Now management has taken the extraordinary step of locking out dockworkers, and ships are piling up. The Ports of Los Angeles and Long Beach move cargo so quickly during normal operations that it’s unusual to have even a single ship anchored outside the unloading zone to wait. There are at least 36 ships sitting at anchor outside the two ports.
“Some people have come in to help mediate, but they could shut it down any day. This is a very important time right now.” A strike would mean the complete shutdown of the five West Coast ports: Los Angeles, Long Beach, Oakland, Seattle and Tacoma. The result would cost the national economy $2 billion per day, and have a significant impact on the Southern California economy—where the combination of the Los Angeles and Long Beach ports account for 35-40% of all goods coming in to the country. The West coast ports together account for 44% of the total goods coming into the country, which equates to 12.5% of US GDP.
In the event of a shutdown, companies are either forced to reroute to Vancouver or through the Panama Canal to the gulf ports and the Southeast ports, or wait it out and hope that the dispute ends soon. However, everyday that a ship stays out in the port and is not able to unload, it costs upwards of $50,000 per day, according to Strasmann..
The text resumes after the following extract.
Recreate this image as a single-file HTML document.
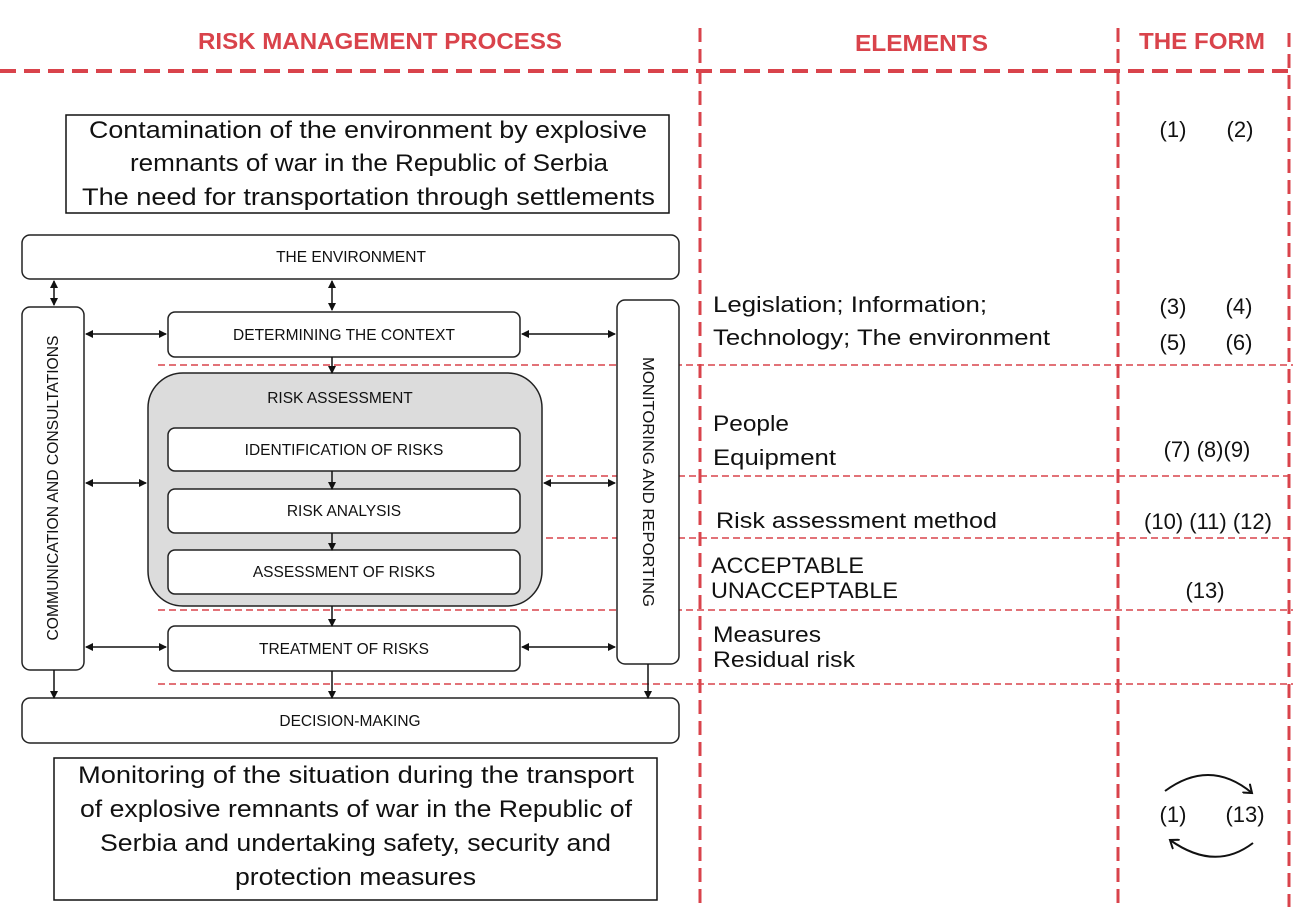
<!DOCTYPE html>
<html><head><meta charset="utf-8"><style>
html,body{margin:0;padding:0;background:#fff;}
svg{display:block;}
.r{fill:#d9434b;font-family:"Liberation Sans",sans-serif;font-weight:bold;font-size:23px;}
.b{fill:#111;font-family:"Liberation Sans",sans-serif;font-size:24px;}
.s{fill:#111;font-family:"Liberation Sans",sans-serif;font-size:15.5px;}
.e{fill:#111;font-family:"Liberation Sans",sans-serif;font-size:22px;}
</style></head><body>
<svg width="1293" height="907" viewBox="0 0 1293 907" xmlns="http://www.w3.org/2000/svg">
<defs>
<marker id="a" markerWidth="8" markerHeight="8" refX="7" refY="4" orient="auto" markerUnits="userSpaceOnUse"><path d="M0,0 L8,4 L0,8 z" fill="#111"/></marker>
<marker id="s" markerWidth="8" markerHeight="8" refX="1" refY="4" orient="auto" markerUnits="userSpaceOnUse"><path d="M8,0 L0,4 L8,8 z" fill="#111"/></marker>
<marker id="c" markerWidth="12" markerHeight="12" refX="8" refY="6" orient="auto" markerUnits="userSpaceOnUse"><path d="M0,0 L8,6 L0,12" fill="none" stroke="#111" stroke-width="2"/></marker>
</defs>
<text class="r" x="198" y="49" textLength="364" lengthAdjust="spacingAndGlyphs">RISK MANAGEMENT PROCESS</text>
<text class="r" x="855" y="51" textLength="133" lengthAdjust="spacingAndGlyphs">ELEMENTS</text>
<text class="r" x="1139" y="49" textLength="126" lengthAdjust="spacingAndGlyphs">THE FORM</text>
<g stroke="#d9434b" fill="none">
<line x1="0" y1="71" x2="1293" y2="71" stroke-width="4" stroke-dasharray="16,8"/>
<line x1="700" y1="28" x2="700" y2="907" stroke-width="3" stroke-dasharray="14,7"/>
<line x1="1118" y1="28" x2="1118" y2="907" stroke-width="3" stroke-dasharray="14,7"/>
<line x1="1289" y1="33" x2="1289" y2="907" stroke-width="3" stroke-dasharray="14,7"/>
<g stroke-width="1.5" stroke-dasharray="7,4">
<line x1="158" y1="365" x2="1293" y2="365"/>
<line x1="150" y1="476" x2="1293" y2="476"/>
<line x1="150" y1="538" x2="1293" y2="538"/>
<line x1="158" y1="610" x2="1293" y2="610"/>
<line x1="158" y1="684" x2="1293" y2="684"/>
</g>
</g>
<rect x="66" y="115" width="603" height="98" fill="#fff" stroke="#111" stroke-width="1.5"/>
<text class="b" x="89" y="138" textLength="558" lengthAdjust="spacingAndGlyphs">Contamination of the environment by explosive</text>
<text class="b" x="130" y="171" textLength="478" lengthAdjust="spacingAndGlyphs">remnants of war in the Republic of Serbia</text>
<text class="b" x="82" y="205" textLength="573" lengthAdjust="spacingAndGlyphs">The need for transportation through settlements</text>
<g stroke="#222" stroke-width="1.5" fill="#fff">
<rect x="22" y="235" width="657" height="44" rx="8"/>
<rect x="22" y="307" width="62" height="363" rx="8"/>
<rect x="617" y="300" width="62" height="364" rx="8"/>
<rect x="168" y="312" width="352" height="45" rx="7"/>
<rect x="148" y="373" width="394" height="233" rx="35" fill="#dcdcdc"/>
<rect x="168" y="428" width="352" height="43" rx="7"/>
<rect x="168" y="489" width="352" height="44" rx="7"/>
<rect x="168" y="550" width="352" height="44" rx="7"/>
<rect x="168" y="626" width="352" height="45" rx="7"/>
<rect x="22" y="698" width="657" height="45" rx="8"/>
</g>
<g stroke="#111" stroke-width="1.5" fill="none">
<line x1="54" y1="281" x2="54" y2="305" marker-start="url(#s)" marker-end="url(#a)"/>
<line x1="332" y1="281" x2="332" y2="310" marker-start="url(#s)" marker-end="url(#a)"/>
<line x1="86" y1="334" x2="166" y2="334" marker-start="url(#s)" marker-end="url(#a)"/>
<line x1="522" y1="334" x2="615" y2="334" marker-start="url(#s)" marker-end="url(#a)"/>
<line x1="86" y1="483" x2="146" y2="483" marker-start="url(#s)" marker-end="url(#a)"/>
<line x1="544" y1="483" x2="615" y2="483" marker-start="url(#s)" marker-end="url(#a)"/>
<line x1="86" y1="647" x2="166" y2="647" marker-start="url(#s)" marker-end="url(#a)"/>
<line x1="522" y1="647" x2="615" y2="647" marker-start="url(#s)" marker-end="url(#a)"/>
<line x1="332" y1="357" x2="332" y2="373" marker-end="url(#a)"/>
<line x1="332" y1="471" x2="332" y2="489" marker-end="url(#a)"/>
<line x1="332" y1="533" x2="332" y2="550" marker-end="url(#a)"/>
<line x1="332" y1="606" x2="332" y2="626" marker-end="url(#a)"/>
<line x1="332" y1="671" x2="332" y2="698" marker-end="url(#a)"/>
<line x1="54" y1="670" x2="54" y2="698" marker-end="url(#a)"/>
<line x1="648" y1="664" x2="648" y2="698" marker-end="url(#a)"/>
</g>
<text class="s" x="351" y="262" text-anchor="middle">THE ENVIRONMENT</text>
<text class="s" x="344" y="340" text-anchor="middle">DETERMINING THE CONTEXT</text>
<text class="s" x="340" y="403" text-anchor="middle">RISK ASSESSMENT</text>
<text class="s" x="344" y="455" text-anchor="middle">IDENTIFICATION OF RISKS</text>
<text class="s" x="344" y="516" text-anchor="middle">RISK ANALYSIS</text>
<text class="s" x="344" y="577" text-anchor="middle">ASSESSMENT OF RISKS</text>
<text class="s" x="344" y="654" text-anchor="middle">TREATMENT OF RISKS</text>
<text class="s" x="350" y="726" text-anchor="middle">DECISION-MAKING</text>
<text class="s" transform="translate(58,488) rotate(-90)" text-anchor="middle" textLength="305" lengthAdjust="spacingAndGlyphs">COMMUNICATION AND CONSULTATIONS</text>
<text class="s" transform="translate(643,482) rotate(90)" text-anchor="middle" textLength="250" lengthAdjust="spacingAndGlyphs">MONITORING AND REPORTING</text>
<rect x="54" y="758" width="603" height="142" fill="#fff" stroke="#111" stroke-width="1.5"/>
<text class="b" x="78" y="783" textLength="556" lengthAdjust="spacingAndGlyphs">Monitoring of the situation during the transport</text>
<text class="b" x="80" y="817" textLength="552" lengthAdjust="spacingAndGlyphs">of explosive remnants of war in the Republic of</text>
<text class="b" x="100" y="851" textLength="511" lengthAdjust="spacingAndGlyphs">Serbia and undertaking safety, security and</text>
<text class="b" x="235" y="885" textLength="241" lengthAdjust="spacingAndGlyphs">protection measures</text>
<text class="e" x="713" y="312" textLength="274" lengthAdjust="spacingAndGlyphs">Legislation; Information;</text>
<text class="e" x="713" y="345" textLength="337" lengthAdjust="spacingAndGlyphs">Technology; The environment</text>
<text class="e" x="713" y="431" textLength="76" lengthAdjust="spacingAndGlyphs">People</text>
<text class="e" x="713" y="465" textLength="123" lengthAdjust="spacingAndGlyphs">Equipment</text>
<text class="e" x="716" y="528" textLength="281" lengthAdjust="spacingAndGlyphs">Risk assessment method</text>
<text class="e" x="711" y="573" textLength="153" lengthAdjust="spacingAndGlyphs">ACCEPTABLE</text>
<text class="e" x="711" y="598" textLength="187" lengthAdjust="spacingAndGlyphs">UNACCEPTABLE</text>
<text class="e" x="713" y="642" textLength="108" lengthAdjust="spacingAndGlyphs">Measures</text>
<text class="e" x="713" y="667" textLength="142" lengthAdjust="spacingAndGlyphs">Residual risk</text>
<text class="e" x="1173" y="137" text-anchor="middle">(1)</text>
<text class="e" x="1240" y="137" text-anchor="middle">(2)</text>
<text class="e" x="1173" y="314" text-anchor="middle">(3)</text>
<text class="e" x="1239" y="314" text-anchor="middle">(4)</text>
<text class="e" x="1173" y="350" text-anchor="middle">(5)</text>
<text class="e" x="1239" y="350" text-anchor="middle">(6)</text>
<text class="e" x="1207" y="457" text-anchor="middle">(7) (8)(9)</text>
<text class="e" x="1208" y="529" text-anchor="middle">(10) (11) (12)</text>
<text class="e" x="1205" y="598" text-anchor="middle">(13)</text>
<text class="e" x="1173" y="822" text-anchor="middle">(1)</text>
<text class="e" x="1245" y="822" text-anchor="middle">(13)</text>
<g stroke="#111" stroke-width="2" fill="none">
<path d="M1165,791 Q1210,758 1252,793" marker-end="url(#c)"/>
<path d="M1253,843 Q1215,872 1170,840" marker-end="url(#c)"/>
</g>
</svg>
</body></html>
In addition to the affect a shutdown would have on the economy, it will also have an affect on the industrial market. In the short term, companies may rent temporary industrial warehouse space near other ports. “I think in the short term those places near large ports, like Houston, will benefit; however, not all ports are capable of handling ships of this size,” says Strasmann, who reassures that any affect on the industrial market will be temporary. “In the long term, I don’t think it will affect our real estate much, because it is all about speed to market. It is still the most efficient, fastest and low cost for Asia to ship to the west coast and the truck across the country.”